◆ Supplied material ◆

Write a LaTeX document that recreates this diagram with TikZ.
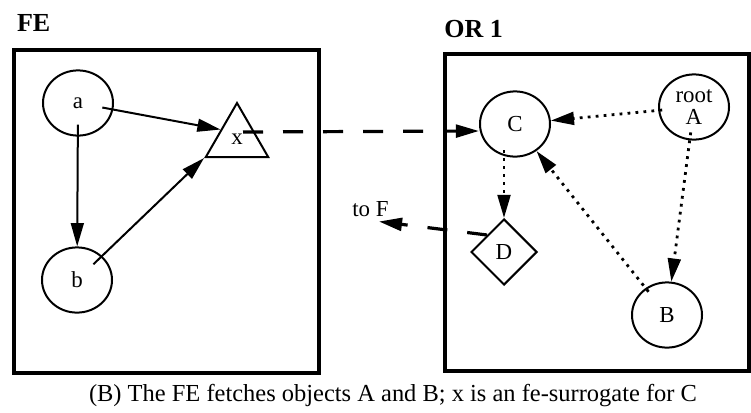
\documentclass[tikz,border=0pt]{standalone}
\usepackage{fontspec}
\setmainfont{Liberation Serif}
\usetikzlibrary{arrows.meta,shapes.geometric}

\begin{document}
\begin{tikzpicture}[
        font=\fontsize{16.3}{15.5}\selectfont,
        obj/.style={
            ellipse, draw=black, line width=0.05cm,
            minimum width=1.75cm, minimum height=1.63cm,
            inner sep=0pt, text centered, align=center
        },
        surrogate/.style={
            regular polygon, regular polygon sides=3, draw=black,
            line width=0.05cm, minimum size=1.8cm, inner sep=0pt
        },
        remote/.style={
            diamond, draw=black, line width=0.05cm,
            minimum width=1.65cm, minimum height=1.65cm, inner sep=0pt
        },
        region/.style={draw=black, line width=0.1cm},
        title/.style={font=\fontsize{18.5}{18.5}\selectfont\bfseries,
            anchor=base west, inner sep=0pt},
        arrow/.style={-{Triangle[length=0.58cm,width=0.32cm]}, line width=0.05cm},
        dotarrow/.style={arrow, line width=0.07cm,
            dash pattern=on 0.07cm off 0.13cm},
        dasharrow/.style={arrow, line width=0.08cm,
            dash pattern=on 0.5cm off 0.5cm}
    ]

        \useasboundingbox (0,0) rectangle (18.775,-10.3);

        % Regiones
        \draw[region] (0.35,-1.25) rectangle (7.975,-9.325);
        \draw[region] (11.125,-1.35) rectangle (18.725,-9.275);
        \node[title] (fe) at (0.42,-0.79) {FE};
        \node[title] (or) at (11.1,-0.93) {OR 1};

        % Objetos del FE
        \node[obj] (a) at (1.95,-2.575) {a};
        \node[obj] (b) at (1.925,-7.0) {b};
        \node[surrogate] (x) at (5.925,-3.475) {x};

        % Objetos del OR
        \node[obj] (C) at (12.875,-3.1) {C};
        \node[obj] (A) at (17.35,-2.675) {root\\A};
        \node[obj] (B) at (16.675,-7.875) {B};
        \node[remote] (D) at (12.6,-6.3) {D};
        \node[anchor=base west, inner sep=0pt] (toF) at (8.8,-5.4) {to F};

        % Referencias
        \draw[arrow, shorten <=-0.28cm] (a) -- (x.side 1);
        \draw[arrow, shorten <=-0.3cm] (a) -- (b);
        \draw[arrow, shorten <=-0.3cm] (b) -- (x.corner 2);

        \draw[dasharrow]
            ([xshift=0.15cm,yshift=0.175cm]x.center) -- ([yshift=-0.175cm]C.west);
        \draw[dasharrow]
            (D.north west) -- ([xshift=-0.25cm,yshift=-0.125cm]toF.south east);

        \draw[dotarrow, shorten <=-0.1cm] (A) -- (C);
        \draw[dotarrow, shorten <=-0.18cm] (C.south -| D.north) -- (D.north);
        \draw[dotarrow, shorten <=-0.12cm] (B) -- (C);
        \draw[dotarrow, shorten <=-0.2cm] (A) -- (B);

        % Pie
        \node[font=\fontsize{17.4}{17.4}\selectfont, anchor=base, inner sep=0pt]
            (caption) at (9.825,-10.025)
            {(B) The FE fetches objects A and B; x is an fe-surrogate for C};

    \end{tikzpicture}
\end{document}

◆ Job ◆
Reproduce the material above in full and without alteration, but skip all pictures.

◆ Exercise solution ◆
Write a LaTeX document that recreates this diagram with TikZ.
\documentclass[tikz,border=0pt]{standalone}
\usepackage{fontspec}
\setmainfont{Liberation Serif}
\usetikzlibrary{arrows.meta,shapes.geometric}

\begin{document}
\begin{tikzpicture}[
        font=\fontsize{16.3}{15.5}\selectfont,
        obj/.style={
            ellipse, draw=black, line width=0.05cm,
            minimum width=1.75cm, minimum height=1.63cm,
            inner sep=0pt, text centered, align=center
        },
        surrogate/.style={
            regular polygon, regular polygon sides=3, draw=black,
            line width=0.05cm, minimum size=1.8cm, inner sep=0pt
        },
        remote/.style={
            diamond, draw=black, line width=0.05cm,
            minimum width=1.65cm, minimum height=1.65cm, inner sep=0pt
        },
        region/.style={draw=black, line width=0.1cm},
        title/.style={font=\fontsize{18.5}{18.5}\selectfont\bfseries,
            anchor=base west, inner sep=0pt},
        arrow/.style={-{Triangle[length=0.58cm,width=0.32cm]}, line width=0.05cm},
        dotarrow/.style={arrow, line width=0.07cm,
            dash pattern=on 0.07cm off 0.13cm},
        dasharrow/.style={arrow, line width=0.08cm,
            dash pattern=on 0.5cm off 0.5cm}
    ]

        \useasboundingbox (0,0) rectangle (18.775,-10.3);

        % Regiones
        \draw[region] (0.35,-1.25) rectangle (7.975,-9.325);
        \draw[region] (11.125,-1.35) rectangle (18.725,-9.275);
        \node[title] (fe) at (0.42,-0.79) {FE};
        \node[title] (or) at (11.1,-0.93) {OR 1};

        % Objetos del FE
        \node[obj] (a) at (1.95,-2.575) {a};
        \node[obj] (b) at (1.925,-7.0) {b};
        \node[surrogate] (x) at (5.925,-3.475) {x};

        % Objetos del OR
        \node[obj] (C) at (12.875,-3.1) {C};
        \node[obj] (A) at (17.35,-2.675) {root\\A};
        \node[obj] (B) at (16.675,-7.875) {B};
        \node[remote] (D) at (12.6,-6.3) {D};
        \node[anchor=base west, inner sep=0pt] (toF) at (8.8,-5.4) {to F};

        % Referencias
        \draw[arrow, shorten <=-0.28cm] (a) -- (x.side 1);
        \draw[arrow, shorten <=-0.3cm] (a) -- (b);
        \draw[arrow, shorten <=-0.3cm] (b) -- (x.corner 2);

        \draw[dasharrow]
            ([xshift=0.15cm,yshift=0.175cm]x.center) -- ([yshift=-0.175cm]C.west);
        \draw[dasharrow]
            (D.north west) -- ([xshift=-0.25cm,yshift=-0.125cm]toF.south east);

        \draw[dotarrow, shorten <=-0.1cm] (A) -- (C);
        \draw[dotarrow, shorten <=-0.18cm] (C.south -| D.north) -- (D.north);
        \draw[dotarrow, shorten <=-0.12cm] (B) -- (C);
        \draw[dotarrow, shorten <=-0.2cm] (A) -- (B);

        % Pie
        \node[font=\fontsize{17.4}{17.4}\selectfont, anchor=base, inner sep=0pt]
            (caption) at (9.825,-10.025)
            {(B) The FE fetches objects A and B; x is an fe-surrogate for C};

    \end{tikzpicture}
\end{document}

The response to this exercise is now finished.